# Material:

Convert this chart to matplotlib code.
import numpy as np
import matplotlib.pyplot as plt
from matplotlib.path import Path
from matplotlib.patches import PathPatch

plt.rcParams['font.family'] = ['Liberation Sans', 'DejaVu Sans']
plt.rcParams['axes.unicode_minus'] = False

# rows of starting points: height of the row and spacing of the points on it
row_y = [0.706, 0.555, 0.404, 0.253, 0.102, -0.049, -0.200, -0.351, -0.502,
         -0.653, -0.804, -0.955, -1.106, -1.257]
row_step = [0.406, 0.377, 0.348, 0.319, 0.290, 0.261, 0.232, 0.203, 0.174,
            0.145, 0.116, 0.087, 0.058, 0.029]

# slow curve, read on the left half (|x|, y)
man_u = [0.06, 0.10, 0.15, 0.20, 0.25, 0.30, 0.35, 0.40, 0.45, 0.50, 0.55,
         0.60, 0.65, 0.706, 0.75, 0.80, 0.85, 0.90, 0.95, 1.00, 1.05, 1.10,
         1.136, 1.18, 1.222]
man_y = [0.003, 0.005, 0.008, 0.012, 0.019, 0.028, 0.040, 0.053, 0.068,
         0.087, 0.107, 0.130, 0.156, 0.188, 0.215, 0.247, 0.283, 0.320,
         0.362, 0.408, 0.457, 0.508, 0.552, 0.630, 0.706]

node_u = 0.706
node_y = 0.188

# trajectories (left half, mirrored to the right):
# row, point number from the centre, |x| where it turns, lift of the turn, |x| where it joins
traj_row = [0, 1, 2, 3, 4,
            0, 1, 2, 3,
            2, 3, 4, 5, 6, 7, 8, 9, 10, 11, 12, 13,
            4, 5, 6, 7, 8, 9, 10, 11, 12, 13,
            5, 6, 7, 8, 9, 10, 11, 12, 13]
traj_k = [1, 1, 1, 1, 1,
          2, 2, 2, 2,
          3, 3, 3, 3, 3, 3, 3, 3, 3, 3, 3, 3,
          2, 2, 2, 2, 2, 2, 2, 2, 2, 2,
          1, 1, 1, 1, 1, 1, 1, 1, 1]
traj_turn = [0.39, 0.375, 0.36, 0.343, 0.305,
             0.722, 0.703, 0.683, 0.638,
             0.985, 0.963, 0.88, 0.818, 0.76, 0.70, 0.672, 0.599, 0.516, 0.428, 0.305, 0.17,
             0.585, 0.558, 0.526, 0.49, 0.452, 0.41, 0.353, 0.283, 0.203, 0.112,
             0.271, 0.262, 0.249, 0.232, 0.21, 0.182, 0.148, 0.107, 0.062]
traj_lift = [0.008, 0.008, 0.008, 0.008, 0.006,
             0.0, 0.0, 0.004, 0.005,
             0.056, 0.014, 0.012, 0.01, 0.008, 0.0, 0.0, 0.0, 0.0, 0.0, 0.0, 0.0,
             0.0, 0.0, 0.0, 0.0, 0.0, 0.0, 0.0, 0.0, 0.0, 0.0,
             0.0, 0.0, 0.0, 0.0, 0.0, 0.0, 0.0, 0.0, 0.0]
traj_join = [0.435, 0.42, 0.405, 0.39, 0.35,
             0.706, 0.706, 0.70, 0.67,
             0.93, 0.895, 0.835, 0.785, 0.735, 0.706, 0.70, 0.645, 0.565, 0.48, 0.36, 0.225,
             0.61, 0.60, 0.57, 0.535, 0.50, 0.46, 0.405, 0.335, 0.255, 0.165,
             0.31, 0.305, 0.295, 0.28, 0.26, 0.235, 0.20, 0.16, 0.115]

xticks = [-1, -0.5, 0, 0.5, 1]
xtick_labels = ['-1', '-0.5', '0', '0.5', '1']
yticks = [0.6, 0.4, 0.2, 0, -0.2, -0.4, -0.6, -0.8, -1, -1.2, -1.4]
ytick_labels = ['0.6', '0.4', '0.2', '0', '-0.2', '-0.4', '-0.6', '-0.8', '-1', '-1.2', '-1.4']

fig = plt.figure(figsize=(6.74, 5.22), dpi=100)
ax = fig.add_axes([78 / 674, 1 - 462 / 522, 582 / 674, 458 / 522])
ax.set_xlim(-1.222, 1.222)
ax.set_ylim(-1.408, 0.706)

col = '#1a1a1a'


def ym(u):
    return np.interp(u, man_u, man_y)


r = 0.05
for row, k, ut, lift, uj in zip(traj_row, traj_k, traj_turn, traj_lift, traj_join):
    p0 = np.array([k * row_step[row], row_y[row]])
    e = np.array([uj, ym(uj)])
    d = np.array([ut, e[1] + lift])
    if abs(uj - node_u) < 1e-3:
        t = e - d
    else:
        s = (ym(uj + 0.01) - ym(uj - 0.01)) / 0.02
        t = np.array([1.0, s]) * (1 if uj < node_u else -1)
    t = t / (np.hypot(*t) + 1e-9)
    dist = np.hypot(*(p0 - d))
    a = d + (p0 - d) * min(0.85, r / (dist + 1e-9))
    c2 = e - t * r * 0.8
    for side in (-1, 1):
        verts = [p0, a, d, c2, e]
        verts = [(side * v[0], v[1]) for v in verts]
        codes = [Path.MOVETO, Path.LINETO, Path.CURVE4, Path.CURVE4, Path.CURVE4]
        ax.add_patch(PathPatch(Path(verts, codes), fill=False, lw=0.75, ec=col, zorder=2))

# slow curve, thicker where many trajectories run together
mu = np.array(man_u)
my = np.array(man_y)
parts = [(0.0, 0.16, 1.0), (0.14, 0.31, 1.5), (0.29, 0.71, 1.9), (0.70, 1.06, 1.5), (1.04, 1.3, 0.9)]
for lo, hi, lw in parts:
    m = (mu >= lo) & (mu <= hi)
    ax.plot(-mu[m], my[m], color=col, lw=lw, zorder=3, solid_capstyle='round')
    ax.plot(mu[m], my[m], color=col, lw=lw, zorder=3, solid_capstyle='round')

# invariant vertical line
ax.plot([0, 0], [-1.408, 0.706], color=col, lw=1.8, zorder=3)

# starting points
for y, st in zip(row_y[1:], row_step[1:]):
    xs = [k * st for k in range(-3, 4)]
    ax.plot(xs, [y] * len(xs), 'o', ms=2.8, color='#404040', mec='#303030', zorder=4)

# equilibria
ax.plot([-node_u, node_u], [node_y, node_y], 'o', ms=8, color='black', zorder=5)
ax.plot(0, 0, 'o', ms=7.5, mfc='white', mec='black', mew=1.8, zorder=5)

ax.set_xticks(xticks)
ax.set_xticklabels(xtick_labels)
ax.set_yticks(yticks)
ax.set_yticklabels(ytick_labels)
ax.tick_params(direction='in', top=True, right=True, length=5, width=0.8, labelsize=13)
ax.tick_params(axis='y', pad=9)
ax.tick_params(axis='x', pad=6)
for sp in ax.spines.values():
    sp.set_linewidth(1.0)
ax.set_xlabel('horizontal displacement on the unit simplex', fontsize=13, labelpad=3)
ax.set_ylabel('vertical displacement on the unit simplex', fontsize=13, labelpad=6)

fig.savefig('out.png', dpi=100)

# The request:
From the opening line of the data above through the line that contains "node_y = 0.188", please print each line as it stands and only those lines.

# Output of the task:
Convert this chart to matplotlib code.
import numpy as np
import matplotlib.pyplot as plt
from matplotlib.path import Path
from matplotlib.patches import PathPatch

plt.rcParams['font.family'] = ['Liberation Sans', 'DejaVu Sans']
plt.rcParams['axes.unicode_minus'] = False

# rows of starting points: height of the row and spacing of the points on it
row_y = [0.706, 0.555, 0.404, 0.253, 0.102, -0.049, -0.200, -0.351, -0.502,
         -0.653, -0.804, -0.955, -1.106, -1.257]
row_step = [0.406, 0.377, 0.348, 0.319, 0.290, 0.261, 0.232, 0.203, 0.174,
            0.145, 0.116, 0.087, 0.058, 0.029]

# slow curve, read on the left half (|x|, y)
man_u = [0.06, 0.10, 0.15, 0.20, 0.25, 0.30, 0.35, 0.40, 0.45, 0.50, 0.55,
         0.60, 0.65, 0.706, 0.75, 0.80, 0.85, 0.90, 0.95, 1.00, 1.05, 1.10,
         1.136, 1.18, 1.222]
man_y = [0.003, 0.005, 0.008, 0.012, 0.019, 0.028, 0.040, 0.053, 0.068,
         0.087, 0.107, 0.130, 0.156, 0.188, 0.215, 0.247, 0.283, 0.320,
         0.362, 0.408, 0.457, 0.508, 0.552, 0.630, 0.706]

node_u = 0.706
node_y = 0.188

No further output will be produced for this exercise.